Работа драматурга состоит, в основном, из наблюдения из засады. Вы должны превратиться в магнитофон с нажатой кнопкой rec. Только чуть-чуть должна поскрипывать головка, на которую будет наматываться то, что нужно. А нужны вам дураки, убийцы, городские сумасшедшие, интеллигенты, учителя, грузчики, воры, мама, папа, маленькая дочка, взрослая дочка. И сосед. Который выходит курить и молчит. Вы сидите напротив него, каждый трясет пепел в свою банку. И он молчит, но на самом деле — нет. Он охренительно долго и круто вам всё рассказывает.

* * * * *

Когда начинаешь внимательно слушать человека, сначала идет пена, потом пиво, потом водка. А еще дальше — тот самый труднопроглатываемый денатурат, который человеком и является.

* * * * *

Жизнь очень похожа на последние альбомы «Гражданской обороны». Сначала берешь плеер и слушаешь в хороших наушниках. Потом подключаешь плеер к хорошей акустике — и обнаруживаешь второе дно в звуке. Потом выходит ремастеренная версия, и ты понимаешь, что там штук шесть еще этих… дон. А когда вслушиваешься в смысл текстов, то становится понято, что этот калейдоскоп — вообще до бесконечности.

* * * * *

Как-то я читал пьесы на «Любимовке» (фестиваль «новой драмы», — прим. авт.).
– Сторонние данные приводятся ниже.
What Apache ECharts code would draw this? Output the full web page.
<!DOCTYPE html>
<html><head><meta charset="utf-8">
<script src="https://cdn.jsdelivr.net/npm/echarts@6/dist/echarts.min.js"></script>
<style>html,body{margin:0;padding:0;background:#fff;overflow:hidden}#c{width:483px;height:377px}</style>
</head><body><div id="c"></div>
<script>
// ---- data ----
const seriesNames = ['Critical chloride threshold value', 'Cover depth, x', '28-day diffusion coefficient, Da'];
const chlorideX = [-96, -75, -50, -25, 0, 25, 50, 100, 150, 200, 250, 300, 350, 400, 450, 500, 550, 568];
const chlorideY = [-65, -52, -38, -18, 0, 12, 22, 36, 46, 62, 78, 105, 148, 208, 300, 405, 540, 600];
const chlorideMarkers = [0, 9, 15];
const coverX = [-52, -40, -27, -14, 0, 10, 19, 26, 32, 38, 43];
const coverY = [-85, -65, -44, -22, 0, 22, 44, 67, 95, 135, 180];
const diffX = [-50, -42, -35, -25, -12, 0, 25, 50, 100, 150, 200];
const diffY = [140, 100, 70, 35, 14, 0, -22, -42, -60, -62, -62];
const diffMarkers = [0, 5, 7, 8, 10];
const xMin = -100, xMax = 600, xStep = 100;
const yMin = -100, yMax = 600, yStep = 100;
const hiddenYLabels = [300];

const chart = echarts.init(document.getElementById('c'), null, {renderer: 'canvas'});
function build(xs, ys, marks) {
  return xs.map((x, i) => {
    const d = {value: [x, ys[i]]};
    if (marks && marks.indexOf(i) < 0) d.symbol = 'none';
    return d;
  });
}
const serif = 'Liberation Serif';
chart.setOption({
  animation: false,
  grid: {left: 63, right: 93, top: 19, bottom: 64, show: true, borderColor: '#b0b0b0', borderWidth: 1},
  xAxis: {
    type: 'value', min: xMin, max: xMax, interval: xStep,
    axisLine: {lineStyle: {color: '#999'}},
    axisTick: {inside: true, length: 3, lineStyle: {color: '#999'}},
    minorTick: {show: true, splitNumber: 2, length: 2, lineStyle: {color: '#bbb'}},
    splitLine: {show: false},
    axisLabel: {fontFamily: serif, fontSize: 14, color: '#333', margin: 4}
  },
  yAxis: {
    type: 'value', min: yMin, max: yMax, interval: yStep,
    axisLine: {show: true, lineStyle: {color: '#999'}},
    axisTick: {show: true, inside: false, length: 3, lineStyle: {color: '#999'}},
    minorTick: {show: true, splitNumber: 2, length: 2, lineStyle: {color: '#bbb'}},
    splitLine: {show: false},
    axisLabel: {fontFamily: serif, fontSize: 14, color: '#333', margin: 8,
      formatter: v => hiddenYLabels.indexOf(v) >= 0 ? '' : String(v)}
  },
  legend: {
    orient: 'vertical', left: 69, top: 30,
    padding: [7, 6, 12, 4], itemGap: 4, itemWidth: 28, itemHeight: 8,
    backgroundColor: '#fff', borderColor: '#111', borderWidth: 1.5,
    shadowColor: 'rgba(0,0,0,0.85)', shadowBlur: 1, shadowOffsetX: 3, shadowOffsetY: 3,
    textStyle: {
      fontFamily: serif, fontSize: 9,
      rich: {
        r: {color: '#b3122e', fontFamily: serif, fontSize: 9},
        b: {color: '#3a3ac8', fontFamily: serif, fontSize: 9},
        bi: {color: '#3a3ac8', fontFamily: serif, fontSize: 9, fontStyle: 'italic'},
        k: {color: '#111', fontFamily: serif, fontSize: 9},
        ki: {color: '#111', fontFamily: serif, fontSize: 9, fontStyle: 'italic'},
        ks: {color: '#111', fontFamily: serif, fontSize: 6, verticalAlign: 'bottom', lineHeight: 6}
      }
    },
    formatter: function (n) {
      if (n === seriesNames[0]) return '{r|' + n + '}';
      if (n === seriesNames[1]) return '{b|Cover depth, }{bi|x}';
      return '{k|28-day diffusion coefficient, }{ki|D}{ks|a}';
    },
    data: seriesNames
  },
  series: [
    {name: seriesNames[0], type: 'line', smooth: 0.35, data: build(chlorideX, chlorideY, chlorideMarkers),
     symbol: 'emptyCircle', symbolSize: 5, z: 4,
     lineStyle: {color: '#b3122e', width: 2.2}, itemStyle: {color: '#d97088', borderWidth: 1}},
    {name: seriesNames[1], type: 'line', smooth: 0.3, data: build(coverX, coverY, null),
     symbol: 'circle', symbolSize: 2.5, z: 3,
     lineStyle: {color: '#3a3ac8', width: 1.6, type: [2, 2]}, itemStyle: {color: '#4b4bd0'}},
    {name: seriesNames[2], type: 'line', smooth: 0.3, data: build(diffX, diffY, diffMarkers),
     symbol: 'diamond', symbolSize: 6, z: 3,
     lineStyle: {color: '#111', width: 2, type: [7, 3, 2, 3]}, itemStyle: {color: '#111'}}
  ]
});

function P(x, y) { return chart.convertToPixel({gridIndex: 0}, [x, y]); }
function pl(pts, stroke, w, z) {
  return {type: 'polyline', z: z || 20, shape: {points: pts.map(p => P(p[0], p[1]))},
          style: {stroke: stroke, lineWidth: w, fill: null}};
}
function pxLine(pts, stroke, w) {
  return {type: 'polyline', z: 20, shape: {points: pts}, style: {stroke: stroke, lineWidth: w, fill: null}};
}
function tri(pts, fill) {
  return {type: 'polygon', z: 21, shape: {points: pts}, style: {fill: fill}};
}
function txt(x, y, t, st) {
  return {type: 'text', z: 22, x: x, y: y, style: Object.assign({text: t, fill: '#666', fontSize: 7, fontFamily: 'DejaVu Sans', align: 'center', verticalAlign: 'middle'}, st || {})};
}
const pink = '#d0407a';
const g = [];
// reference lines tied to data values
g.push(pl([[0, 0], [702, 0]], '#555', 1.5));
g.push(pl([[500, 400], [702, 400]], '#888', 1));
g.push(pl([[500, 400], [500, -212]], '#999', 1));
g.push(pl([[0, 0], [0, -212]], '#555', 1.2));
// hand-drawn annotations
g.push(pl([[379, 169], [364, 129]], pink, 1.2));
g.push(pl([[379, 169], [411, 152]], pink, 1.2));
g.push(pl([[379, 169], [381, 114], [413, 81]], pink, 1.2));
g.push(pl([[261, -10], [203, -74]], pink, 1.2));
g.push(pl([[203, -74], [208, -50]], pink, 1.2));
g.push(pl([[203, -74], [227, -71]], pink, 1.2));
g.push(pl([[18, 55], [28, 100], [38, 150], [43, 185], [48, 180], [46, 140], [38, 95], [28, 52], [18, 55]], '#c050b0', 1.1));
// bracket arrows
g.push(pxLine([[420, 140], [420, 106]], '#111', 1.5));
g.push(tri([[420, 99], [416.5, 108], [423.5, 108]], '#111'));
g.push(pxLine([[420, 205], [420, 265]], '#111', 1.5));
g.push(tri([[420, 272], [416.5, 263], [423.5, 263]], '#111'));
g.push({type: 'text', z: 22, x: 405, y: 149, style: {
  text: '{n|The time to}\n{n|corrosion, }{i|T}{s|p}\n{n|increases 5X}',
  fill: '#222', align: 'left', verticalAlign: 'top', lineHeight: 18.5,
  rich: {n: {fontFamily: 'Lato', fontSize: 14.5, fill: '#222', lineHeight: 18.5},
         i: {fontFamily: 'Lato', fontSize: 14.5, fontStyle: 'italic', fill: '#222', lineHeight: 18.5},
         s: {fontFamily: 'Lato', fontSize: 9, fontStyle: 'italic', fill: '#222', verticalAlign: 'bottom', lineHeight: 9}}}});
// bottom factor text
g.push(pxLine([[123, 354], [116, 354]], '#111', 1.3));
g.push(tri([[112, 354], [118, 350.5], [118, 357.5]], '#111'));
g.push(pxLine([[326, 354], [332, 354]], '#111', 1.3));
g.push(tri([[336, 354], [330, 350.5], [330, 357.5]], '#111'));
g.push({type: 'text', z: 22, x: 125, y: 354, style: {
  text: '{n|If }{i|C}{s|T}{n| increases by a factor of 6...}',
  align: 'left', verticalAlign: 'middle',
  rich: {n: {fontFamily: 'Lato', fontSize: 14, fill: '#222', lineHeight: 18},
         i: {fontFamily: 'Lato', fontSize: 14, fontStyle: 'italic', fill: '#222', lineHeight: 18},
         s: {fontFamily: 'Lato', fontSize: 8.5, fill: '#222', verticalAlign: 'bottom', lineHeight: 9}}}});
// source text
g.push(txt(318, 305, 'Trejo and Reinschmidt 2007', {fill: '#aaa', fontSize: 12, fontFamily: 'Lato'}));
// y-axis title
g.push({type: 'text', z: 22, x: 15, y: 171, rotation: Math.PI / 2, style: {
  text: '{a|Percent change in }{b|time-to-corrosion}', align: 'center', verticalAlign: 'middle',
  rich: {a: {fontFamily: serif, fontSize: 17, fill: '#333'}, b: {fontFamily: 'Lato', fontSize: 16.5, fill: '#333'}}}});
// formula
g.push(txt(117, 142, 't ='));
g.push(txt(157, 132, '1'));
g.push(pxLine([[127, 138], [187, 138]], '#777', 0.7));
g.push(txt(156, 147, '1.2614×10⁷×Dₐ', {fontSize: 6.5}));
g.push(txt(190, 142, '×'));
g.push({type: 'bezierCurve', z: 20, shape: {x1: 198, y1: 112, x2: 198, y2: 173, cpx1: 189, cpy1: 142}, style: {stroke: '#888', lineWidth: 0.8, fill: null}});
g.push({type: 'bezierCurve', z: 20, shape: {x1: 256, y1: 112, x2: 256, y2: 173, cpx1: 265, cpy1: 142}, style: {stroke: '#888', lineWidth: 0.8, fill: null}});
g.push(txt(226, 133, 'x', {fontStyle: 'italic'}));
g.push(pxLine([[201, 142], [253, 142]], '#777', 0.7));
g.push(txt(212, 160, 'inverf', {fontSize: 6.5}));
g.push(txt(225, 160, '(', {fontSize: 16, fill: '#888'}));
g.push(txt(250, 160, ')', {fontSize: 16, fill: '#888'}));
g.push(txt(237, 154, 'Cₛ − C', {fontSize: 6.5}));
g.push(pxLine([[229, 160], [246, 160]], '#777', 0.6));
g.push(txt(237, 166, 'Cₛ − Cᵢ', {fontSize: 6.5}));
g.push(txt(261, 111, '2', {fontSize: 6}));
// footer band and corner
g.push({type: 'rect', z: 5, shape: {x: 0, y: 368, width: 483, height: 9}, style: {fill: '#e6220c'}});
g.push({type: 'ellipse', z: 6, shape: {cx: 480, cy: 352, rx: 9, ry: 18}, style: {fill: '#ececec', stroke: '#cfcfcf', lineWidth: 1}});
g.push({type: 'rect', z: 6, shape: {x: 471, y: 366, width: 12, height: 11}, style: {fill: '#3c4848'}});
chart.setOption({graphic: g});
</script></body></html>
Из всех семидесяти пяти мне понравилась только одна, в которой мальчик пишет своему отцу письмо, чтобы тот его не порол. Для остальных у меня был огромный красный сувенирный карандаш, которым я писал: «Феерическая по*бень!» Большая часть из них таковы, что первая страница — ни о чем. На второй появляются слова «бл*дь» и «жопа» (поскольку Леванов пишет с матерными словами, то он будто бы здесь должен поставить себе галочку). Третья страница — ни о чём. Ну и дальше… Дальше, в общем, жопа.

* * * * *

Мы поругались со Славой из-за финала «Школы», в котором девочка-эмо кончает жизнь самоубийством. Слава был против этого, он не хотел отвечать перед Богом даже за смерть вымышленного персонажа. Говорил, что не хочет, чтобы это упало на его маленькую дочку, и не хотел подтверждать для малолетних зрителей сериала возможность такого варианта решения проблемы. Я говорил Славе, что он не прав, что эта история должна быть рассказана именно таким образом. Что девочка должна умереть. По-другому не получится, потому что иначе это будет неправда. И дело не в том, что другие тоже умрут из-за нее. Это опять же (может, вам покажется, ерунду скажу) вопрос того, как ты это понимаешь.

Мы с Вадиком (Левановым) всегда спорили — я считал, что искусство чему-то учит, а он говорил, что существует само по себе. И чему ты от него учишься — это твои половые трудности. Если ты не вот такой (стучит кулаком по столу), ты постараешься понять, почему девочка так сделала, и сам такого не сделаешь.